Parents, teachers and community members are speaking up about education in Orange County. Chapel-Hill Carrboro City School Board member Rani Dasi and Orange County commissioner elect Mark Marcoplos hosted a forum Wednesday so all could come together and discuss the issues.
Orange County residents brought up subjects ranging from the two bonds that passed during the election: one to update school security and safety, and another to create more affordable housing units– To what should be taught in Orange County schools. But a main subject was how the presidential election would affect students in the future.
“My curiosity about talking about education is the concern I have about just how much civics is a part of education and whether it’s a requirement or not,” said Tom O’Dwyer, long-time Chapel Hill resident. “And my opinion, based on my observations over the years but most of all in this election, I feel that civics should be a mandatory course, and you can’t even graduate from high school unless you pass it.”
O’Dwyer has also had two children graduate from the Orange County school system.
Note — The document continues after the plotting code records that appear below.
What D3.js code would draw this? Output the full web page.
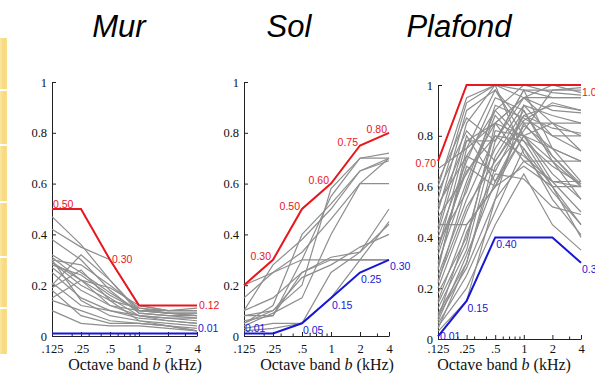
<!DOCTYPE html>
<html><head><meta charset="utf-8">
<script src="https://cdn.jsdelivr.net/npm/d3@7"></script>
<style>
html,body{margin:0;padding:0;background:#fff;overflow:hidden}
.serif{font-family:"Liberation Serif","DejaVu Serif","Times New Roman",serif !important}
.sans{font-family:"Liberation Sans",Arial,"DejaVu Sans",sans-serif !important}
</style>
</head><body>
<svg id="c" width="595" height="374"></svg>
<script>
// ---------- data ----------
const bands = [0.125, 0.25, 0.5, 1, 2, 4];
const bandLabels = [".125", ".25", ".5", "1", "2", "4"];
const minorBands = [0.2, 0.3, 0.4, 0.6, 0.7, 0.8, 0.9, 3];
const yTicks = [0, 0.2, 0.4, 0.6, 0.8, 1];
const yTickLabels = ["0", "0.2", "0.4", "0.6", "0.8", "1"];
const titles = ["Mur", "Sol", "Plafond"];
const xAxisTitle = "Octave band ";

const murMax = [0.50, 0.50, 0.30, 0.12, 0.12, 0.12];
const murMin = [0.01, 0.01, 0.01, 0.01, 0.01, 0.01];
const murMaxLabelIdx = [0, 2, 5];
const murMinLabelIdx = [5];
const murMaxLabelPos = ["ra", "r", "r"];
const murMinLabelPos = ["ra"];
const murGray = [
  [0.47, 0.36, 0.22, 0.10, 0.09, 0.09],
  [0.42, 0.35, 0.30, 0.12, 0.10, 0.10],
  [0.38, 0.30, 0.18, 0.09, 0.08, 0.07],
  [0.32, 0.25, 0.17, 0.10, 0.10, 0.11],
  [0.31, 0.22, 0.15, 0.08, 0.06, 0.05],
  [0.30, 0.28, 0.20, 0.11, 0.09, 0.08],
  [0.29, 0.20, 0.14, 0.06, 0.05, 0.04],
  [0.28, 0.24, 0.16, 0.10, 0.09, 0.09],
  [0.27, 0.18, 0.12, 0.08, 0.07, 0.06],
  [0.20, 0.32, 0.22, 0.09, 0.08, 0.08],
  [0.21, 0.12, 0.10, 0.07, 0.06, 0.05],
  [0.19, 0.26, 0.14, 0.11, 0.10, 0.10],
  [0.15, 0.22, 0.12, 0.10, 0.09, 0.08],
  [0.14, 0.10, 0.06, 0.05, 0.04, 0.03],
  [0.10, 0.05, 0.04, 0.04, 0.03, 0.02],
  [0.30, 0.14, 0.08, 0.06, 0.04, 0.02],
  [0.18, 0.08, 0.05, 0.05, 0.04, 0.02],
  [0.25, 0.15, 0.10, 0.08, 0.07, 0.07],
  [0.29, 0.22, 0.19, 0.12, 0.10, 0.10]
];

const solMax = [0.20, 0.30, 0.50, 0.60, 0.75, 0.80];
const solMin = [0.01, 0.01, 0.05, 0.15, 0.25, 0.30];
const solMaxLabelIdx = [1, 2, 3, 4, 5];
const solMinLabelIdx = [0, 2, 3, 4, 5];
const solMaxLabelPos = ["la", "la", "la", "la", "la"];
const solMinLabelPos = ["ra", "rb", "rb", "rb", "rb"];
const solGray = [
  [0.15, 0.25, 0.30, 0.30, 0.30, 0.30],
  [0.20, 0.25, 0.33, 0.46, 0.60, 0.60],
  [0.10, 0.28, 0.38, 0.50, 0.65, 0.70],
  [0.10, 0.15, 0.25, 0.31, 0.33, 0.44],
  [0.08, 0.08, 0.30, 0.55, 0.70, 0.70],
  [0.05, 0.10, 0.20, 0.58, 0.70, 0.72],
  [0.04, 0.09, 0.15, 0.40, 0.60, 0.70],
  [0.03, 0.05, 0.05, 0.25, 0.33, 0.50],
  [0.02, 0.03, 0.05, 0.15, 0.30, 0.45],
  [0.08, 0.10, 0.23, 0.28, 0.35, 0.40],
  [0.05, 0.12, 0.40, 0.52, 0.65, 0.69],
  [0.06, 0.08, 0.25, 0.30, 0.30, 0.30]
];

const plaMax = [0.70, 1.00, 1.00, 1.00, 1.00, 1.00];
const plaMin = [0.01, 0.15, 0.40, 0.40, 0.40, 0.30];
const plaMaxLabelIdx = [0, 5];
const plaMinLabelIdx = [0, 1, 2, 5];
const plaMaxLabelPos = ["l", "rb"];
const plaMinLabelPos = ["r", "rb", "rb", "rb"];
const plaGray = [
  [0.67, 0.75, 0.85, 0.80, 0.75, 0.70],
  [0.45, 0.45, 0.60, 0.80, 0.85, 0.80],
  [0.60, 0.95, 1.00, 0.98, 0.98, 0.98],
  [0.55, 0.93, 1.00, 0.95, 0.95, 0.95],
  [0.50, 0.90, 0.98, 0.85, 0.72, 0.60],
  [0.52, 0.78, 0.78, 0.95, 0.90, 0.89],
  [0.40, 0.70, 0.95, 0.90, 0.70, 0.55],
  [0.35, 0.78, 0.85, 0.70, 0.62, 0.60],
  [0.30, 0.62, 0.90, 1.00, 0.97, 0.96],
  [0.28, 0.72, 0.66, 0.88, 0.83, 0.81],
  [0.25, 0.55, 0.80, 0.78, 0.60, 0.45],
  [0.22, 0.60, 0.88, 0.75, 0.55, 0.41],
  [0.20, 0.50, 0.75, 0.92, 0.80, 0.74],
  [0.18, 0.40, 0.82, 0.80, 0.70, 0.70],
  [0.15, 0.45, 0.60, 0.85, 0.85, 0.85],
  [0.12, 0.35, 0.78, 0.98, 0.75, 0.62],
  [0.10, 0.30, 0.72, 0.90, 0.72, 0.61],
  [0.08, 0.42, 0.65, 0.63, 0.52, 0.49],
  [0.06, 0.25, 0.50, 0.75, 0.60, 0.40],
  [0.05, 0.20, 0.45, 0.65, 0.45, 0.35],
  [0.04, 0.30, 0.68, 0.82, 0.98, 0.99],
  [0.03, 0.15, 0.55, 0.70, 0.70, 0.60],
  [0.58, 0.82, 0.70, 0.88, 0.92, 0.90],
  [0.48, 0.65, 0.85, 0.95, 1.00, 0.97],
  [0.42, 0.80, 0.62, 0.80, 0.65, 0.55],
  [0.38, 0.58, 0.92, 0.87, 0.80, 0.80],
  [0.33, 0.68, 0.60, 0.68, 0.60, 0.60],
  [0.27, 0.75, 0.98, 0.80, 0.62, 0.50],
  [0.14, 0.38, 0.85, 0.95, 0.85, 0.74],
  [0.09, 0.28, 0.55, 0.92, 0.88, 0.85],
  [0.07, 0.33, 0.62, 0.84, 0.75, 0.70],
  [0.62, 0.87, 0.78, 0.98, 0.95, 0.95],
  [0.53, 0.72, 0.90, 0.78, 0.68, 0.61],
  [0.44, 0.85, 1.00, 0.73, 0.58, 0.45],
  [0.36, 0.66, 0.80, 0.72, 0.62, 0.62],
  [0.23, 0.52, 0.70, 0.86, 0.93, 0.90]
];

// ---------- drawing ----------
const svg = d3.select("#c");

// decorative yellow strip at left edge
const stripeBreaks = [37, 90, 145, 202, 257, 308, 355];
const defs = svg.append("defs");
const lg = defs.append("linearGradient").attr("id", "yg").attr("x1", "0").attr("x2", "1");
lg.append("stop").attr("offset", "0").attr("stop-color", "#fbe6a2");
lg.append("stop").attr("offset", "0.6").attr("stop-color", "#f7d977");
lg.append("stop").attr("offset", "1").attr("stop-color", "#f9e08e");
for (let i = 0; i < stripeBreaks.length - 1; i++) {
  svg.append("rect").attr("x", 0).attr("y", stripeBreaks[i] + 1)
    .attr("width", 7).attr("height", stripeBreaks[i + 1] - stripeBreaks[i] - 2)
    .attr("fill", "url(#yg)");
}

const panels = [
  {title: titles[0], gray: murGray, max: murMax, min: murMin, maxIdx: murMaxLabelIdx, minIdx: murMinLabelIdx, maxPos: murMaxLabelPos, minPos: murMinLabelPos,
   x0: 52, x1: 197, yTop: 82, yBot: 336, titleX: 119, xlabX: 135},
  {title: titles[1], gray: solGray, max: solMax, min: solMin, maxIdx: solMaxLabelIdx, minIdx: solMinLabelIdx, maxPos: solMaxLabelPos, minPos: solMinLabelPos,
   x0: 244, x1: 389, yTop: 82, yBot: 336, titleX: 289, xlabX: 327},
  {title: titles[2], gray: plaGray, max: plaMax, min: plaMin, maxIdx: plaMaxLabelIdx, minIdx: plaMinLabelIdx, maxPos: plaMaxLabelPos, minPos: plaMinLabelPos,
   x0: 438, x1: 581, yTop: 85, yBot: 339, titleX: 459, xlabX: 504}
];

const RED = "#e8161d", BLUE = "#1717d6";

panels.forEach(p => {
  const x = d3.scaleLog().base(2).domain([bands[0], bands[bands.length - 1]]).range([p.x0, p.x1]);
  const y = d3.scaleLinear().domain([0, 1]).range([p.yBot, p.yTop]);
  const g = svg.append("g");

  // title
  svg.append("text").attr("class", "sans").attr("x", p.titleX).attr("y", 37).attr("text-anchor", "middle")
    .attr("font-style", "italic").attr("font-size", 31)
    .attr("fill", "#000").text(p.title);

  // axes
  const ya = d3.axisLeft(y).tickValues(yTicks).tickFormat((d, i) => yTickLabels[i])
    .tickSizeInner(-4).tickSizeOuter(0).tickPadding(5);
  const yg = g.append("g").attr("transform", `translate(${p.x0},0)`).call(ya);
  const xa = d3.axisBottom(x).tickValues(bands).tickFormat((d, i) => bandLabels[i])
    .tickSizeInner(-4).tickSizeOuter(0).tickPadding(8 - (p.yBot - 336));
  const xg = g.append("g").attr("transform", `translate(0,${p.yBot})`).call(xa);
  const xm = d3.axisBottom(x).tickValues(minorBands).tickFormat("").tickSizeInner(-2.5).tickSizeOuter(0);
  const xmg = g.append("g").attr("transform", `translate(0,${p.yBot})`).call(xm);
  xmg.select(".domain").remove();
  [yg, xg, xmg].forEach(a => {
    a.attr("font-family", null);
    a.selectAll("path,line").attr("stroke", "#222").attr("stroke-width", 1);
    a.selectAll("text").attr("class", "serif").attr("font-size", 12.5).attr("fill", "#111");
  });

  // x axis title
  const xt = svg.append("text").attr("class", "serif").attr("x", p.xlabX).attr("y", 370).attr("text-anchor", "middle")
    .attr("font-size", 16).attr("fill", "#111");
  xt.append("tspan").text(xAxisTitle);
  xt.append("tspan").attr("font-style", "italic").text("b");
  xt.append("tspan").text(" (kHz)");

  const line = d3.line().x((d, i) => x(bands[i])).y(d => y(d));

  g.selectAll("path.gray").data(p.gray).enter().append("path").attr("class", "gray")
    .attr("d", line).attr("fill", "none").attr("stroke", "#8e8e8e").attr("stroke-width", 1.2);

  g.append("path").datum(p.max).attr("d", line).attr("fill", "none").attr("stroke", RED).attr("stroke-width", 2);
  g.append("path").datum(p.min).attr("d", line).attr("fill", "none").attr("stroke", BLUE).attr("stroke-width", 2);

  function labels(vals, idx, pos, color) {
    idx.forEach((k, j) => {
      const px = x(bands[k]), py = y(vals[k]);
      let dx = 2, dy = 0, anchor = "start";
      switch (pos[j]) {
        case "r": dx = 2; dy = 0; break;
        case "ra": dx = 1; dy = -5; break;
        case "rb": dx = 1; dy = 7; break;
        case "l": dx = -2; dy = 2; anchor = "end"; break;
        case "la": dx = -2; dy = -3; anchor = "end"; break;
      }
      g.append("text").attr("class", "sans").attr("x", px + dx).attr("y", py + dy).attr("dy", "0.35em")
        .attr("text-anchor", anchor).attr("font-size", 10.5)
        .attr("fill", color).text(vals[k].toFixed(2));
    });
  }
  labels(p.max, p.maxIdx, p.maxPos, RED);
  labels(p.min, p.minIdx, p.minPos, BLUE);
});
</script>
</body></html>
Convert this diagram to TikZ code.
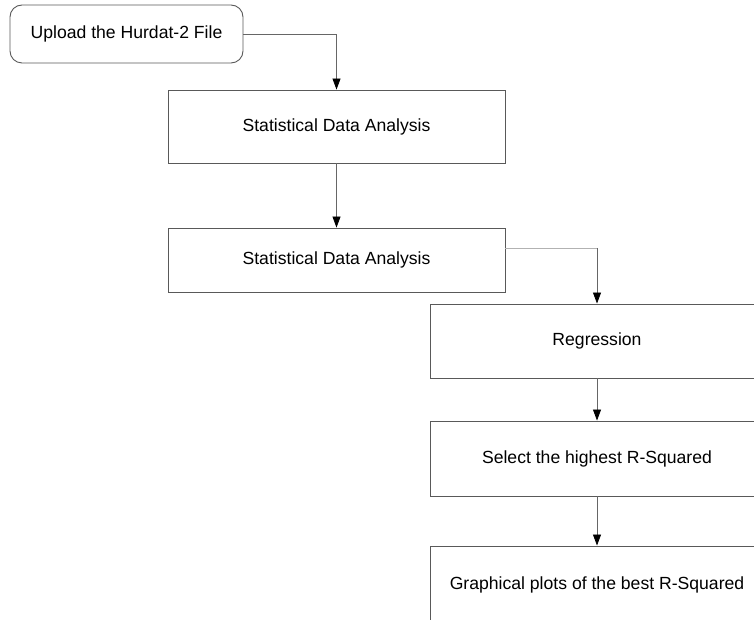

He said it’s important for today’s students to understand and retain civics, even though the class is already required in North Carolina public high schools.
“And some people say well that’s because they don’t care,” he said. “Well, first you have to know to understand why you care or you don’t care.”
Former Orange County teacher Al Baldwin said it’s also important to support teachers who want to speak about the election with students. Baldwin compared the fear of open discussion in the classroom to navigating these topics in schools after 9/11.
“When the board of Orange County does not even support a teacher, who was simply dealing with what’s out there, then where are kids supposed to talk about these things, if not with a teacher?” He said. “And I hope this board would not do that.”
Alissa Ellis is the Deputy Director of the Marian Cheek Jackson Center for Saving and Making History. She also attended the forum, and said it’s most important that students have an open space to openly discuss topics such as politics, racism and equity. She said many students currently don’t feel safe enough to do so.
“They’re incredibly intuitive,” she said. “From as young as my son who’s in, you know, second grade who doesn’t want to identify as Latino because he passes as white. He sees the treatment whether it’s from other peers or from teachers. And I think that it’s really important to open up spaces like this and particularly as our students publicly share their stories. And not just the same students because they’re asked continually and it can be a really difficult thing to share.”
However, Dasi said the important thing is to keep the discussion going. She said, not every education issue can be solved in one discussion and one night. But it’s a start.
“When Mark and I first started talking about this, our hope was that we would really get more of a conversation started here that will go around the county so that we can better understand the needs more regionally than kind of in our specific space,” she said.
Dasi and Marcoplos will host another education forum on November 30 at the Whitted Building in Hillsborough.